So you’ve done the research, you’ve bought the kit, you’ve got the Nikon BDC scope out of the box and attached it to your stock, and then … what? What do you do next? What do those four little reticules beneath the cross-hair mean? When should you use them? And how do you compensate for a bigger load?
Using the Nikon BDC scope can be a bit of a minefield. As you’ll know, there are a lot of factors when it comes to pulling off the perfect shot – from the load itself to the barometric pressure – and each of those factors needs to be accounted for. Don’t worry though. With our 6 step guide, you’ll be handling that Nikon BDC scope like a pro in no time.
Step 1: Take a Look Through the Scope
With standard ammunition and a perfect environment, you can lock your cross-hairs dead-on the target at 100 yards with no issue. The bigger the distance though, the more you need to account for holdover. But that’s when the four reticules beneath the cross-hair come into play. Tip the stock back so that the first reticule is over the target and you’re set for a hit at 200 yards. In the same way, the second reticule covers 300 yards, the third 400 yards, the fourth 500 yards, and the post itself 600 yards. Straightforward enough. But do you often use standard ammunition? Is it always a temperate day on even ground with not the slightest tug of a breeze? Probably not, in which case …
Step 2: Pull Up the Spot-on Calculator
This genius bit of software is a product of the Nikon brand and it allows you to enter the exact ammunition you’re working with. All you have to do is register your details and enter the relevant information about your ammunition to get the right zero distance information. What’s the ammo? Who manufactured it? Enter it in and the program will automatically adjust the distances for each reticule to compensate. Just make sure you pick the right scope too!
Step 3: Account For Handloading
Only if applicable, of course, but if you do hand load ammunition, make sure you enter the information into the calculator. That’s right, there’s no wall with the Spot-On Calculator. Just click the ‘Customize Load/Ammo/Bullet Details’ option on the left-hand side of the screen and provide the necessary information. Before you know it, you’ll have the figures you need to make the right shot.
Step 4: Consider the Atmospheric Conditions
‘It’s windy, it’s hot, I’m at the top of a 200-yard incline. I bet the Spot-On Calculator doesn’t allow for that.’ Take that back Mr. Old School because the Spot-On has you covered. If you’re not exactly shooting from the ideal perch, you can simply set the applicable atmospheric conditions. So if it’s blowing a hurricane or raining fire and brimstone, you can account for elements like wind speed and altitude and thereby generate the right zero distances for each targeting reticule. That being said, if it is a hurricane or it is raining fire and brimstone, consider a hasty departure.
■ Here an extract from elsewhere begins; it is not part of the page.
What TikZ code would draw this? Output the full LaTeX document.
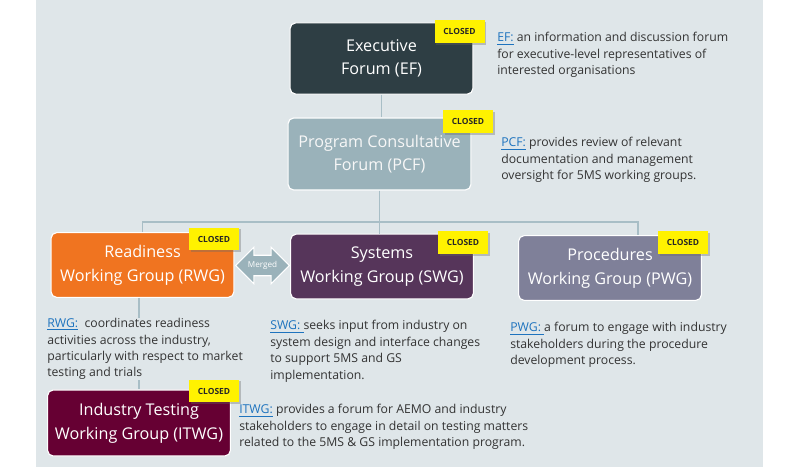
\documentclass[tikz,border=0pt]{standalone}
\usepackage{fontspec}
\setmainfont{Open Sans}
\usetikzlibrary{shapes.arrows, shadows, calc, positioning}

\definecolor{panel}{HTML}{DFE6E9}
\definecolor{efcol}{HTML}{2E3E44}
\definecolor{pcfcol}{HTML}{9AB2BA}
\definecolor{rwgcol}{HTML}{F07420}
\definecolor{swgcol}{HTML}{56355A}
\definecolor{pwgcol}{HTML}{7F8099}
\definecolor{itwgcol}{HTML}{660033}
\definecolor{wire}{HTML}{A8BEC6}
\definecolor{linkblue}{HTML}{1E73BE}
\definecolor{bodytext}{HTML}{333333}

\newcommand{\grouplink}[1]{\textcolor{linkblue}{\underline{#1}}}

\begin{document}
\begin{tikzpicture}[x=0.025cm, y=-0.025cm,
    groupbox/.style={draw=white, line width=0.8pt, rounded corners=4pt, minimum width=4.57cm, minimum height=1.62cm,
        align=center, text=white, font=\fontsize{11.5}{16.8}\selectfont,
        execute at begin node={\rule{0pt}{16pt}}},
    closedtag/.style={fill=yellow, minimum width=1.25cm, minimum height=0.57cm, inner sep=0pt,
        font=\fontsize{6}{7}\selectfont\bfseries, text=black!85,
        drop shadow={shadow xshift=1.2pt, shadow yshift=-1.2pt, opacity=0.35, fill=black!60}},
    note/.style={anchor=north west, inner sep=0pt, align=left, text=bodytext, fill=panel,
        font=\fontsize{8.7}{11.7}\selectfont},
    link/.style={draw=wire, line width=1.4pt}]

\useasboundingbox (0,0) rectangle (800,467);
\fill[panel] (36,0) rectangle (763,467);

%
\node[groupbox, fill=efcol, minimum height=1.78cm]   (EF)   at (381.5,58.5) {Executive\\Forum (EF)};
\node[groupbox, fill=pcfcol, minimum height=1.8cm, text=white!97!black] (PCF) at (379.5,154) {Program Consultative\\Forum (PCF)};
\node[groupbox, fill=rwgcol]  (RWG)  at (142.5,265) {Readiness\\Working Group (RWG)};
\node[groupbox, fill=swgcol]  (SWG)  at (382,266.5) {Systems\\Working Group (SWG)};
\node[groupbox, fill=pwgcol]  (PWG)  at (610,268)   {Procedures\\Working Group (PWG)};
\node[groupbox, fill=itwgcol, minimum height=1.65cm] (ITWG) at (139,423) {Industry Testing\\Working Group (ITWG)};

%
\coordinate (bus)  at (380,222);
\coordinate (pwgdrop) at (638,222);
\draw[link] (EF.south) -- (EF.south |- PCF.north);
\draw[link] (PCF.south) -- (PCF.south |- SWG.north);
\draw[link] (RWG.north) |- (pwgdrop) -- (pwgdrop |- PWG.north);
\draw[link] (ITWG.north |- RWG.south) -- (ITWG.north);

%
\node[double arrow, fill=pcfcol, draw=white, line width=0.8pt, minimum height=1.33cm, inner xsep=1pt, inner ysep=4pt,
    double arrow head extend=0.2cm, text=white, font=\fontsize{5.8}{6}\selectfont] (merge) at (262.5,265.5) {Merged};

%
\node[closedtag] (EFtag)   at (459.5,31.5) {CLOSED};
\node[closedtag] (PCFtag)  at (468,121.5)  {CLOSED};
\node[closedtag] (RWGtag)  at (214,239)    {CLOSED};
\node[closedtag] (SWGtag)  at (463,242.5)  {CLOSED};
\node[closedtag] (PWGtag)  at (683,242.5)  {CLOSED};
\node[closedtag] (ITWGtag) at (214,391)    {CLOSED};

%
\node[note] (EFnote) at (497,32) {\grouplink{EF:} an information and discussion forum\\
    for executive-level representatives of\\ interested organisations};
\node[note] (PCFnote) at (501,137) {\grouplink{PCF:} provides review of relevant\\
    documentation and management\\ oversight for 5MS working groups.};
\node[note] (RWGnote) at (47,318) {\grouplink{RWG:}\ \ coordinates readiness\\
    activities across the industry,\\ particularly with respect to market\\ testing and trials};
\node[note] (SWGnote) at (270,320) {\grouplink{SWG:\ }seeks input from industry on\\
    system design and interface changes\\ to support 5MS and GS\\ implementation.};
\node[note] (PWGnote) at (510,322) {\grouplink{PWG:\ }a forum to engage with industry\\
    stakeholders during the procedure\\ development process.};
\node[note] (ITWGnote) at (239,404) {\grouplink{ITWG:} provides a forum for AEMO and industry\\
    stakeholders to engage in detail on testing matters\\ related to the 5MS \& GS implementation program.};
\end{tikzpicture}
\end{document}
Step 5: Remember to Allow For Magnification
Allow me to introduce you to the scope on the right-hand side of the Spot-On Calculator screen. By sliding the scale above the diagram, the distances will adjust accordingly, thereby accounting for whatever magnification you choose. Combine that with what we’ve learned so far regarding ammunition type, weather conditions, and whatnot, you’ve got a whole heap of data to help you on your shoot.
Step 6: Print All That Information Out!
Way ahead of you. The Spot-On Calculator allows you to generate ballistics reports so you can have a clear idea of what to do, whatever the day throws at you. Seasoned pros make it a habit to print off their ballistics reports and have them attached to their stock. So whatever the ammunition, whatever the load type, whatever the wind speed or the humidity or the altitude, whatever scope you’re using at the time … the ballistics report will always tell you what you need to know when it comes to those targeting reticules.
Ready to Get the Most Out of Your Nikon Bdc Scope?
The Nikon BDC scope and the Spot-On Calculator are the perfect tag-team act when it comes to accounting for holdover. Or indeed holdunder. Use them religiously in combination with our easy 6-step guide and you’ll always have the right zero distance. So what are you waiting for? Happy hunting!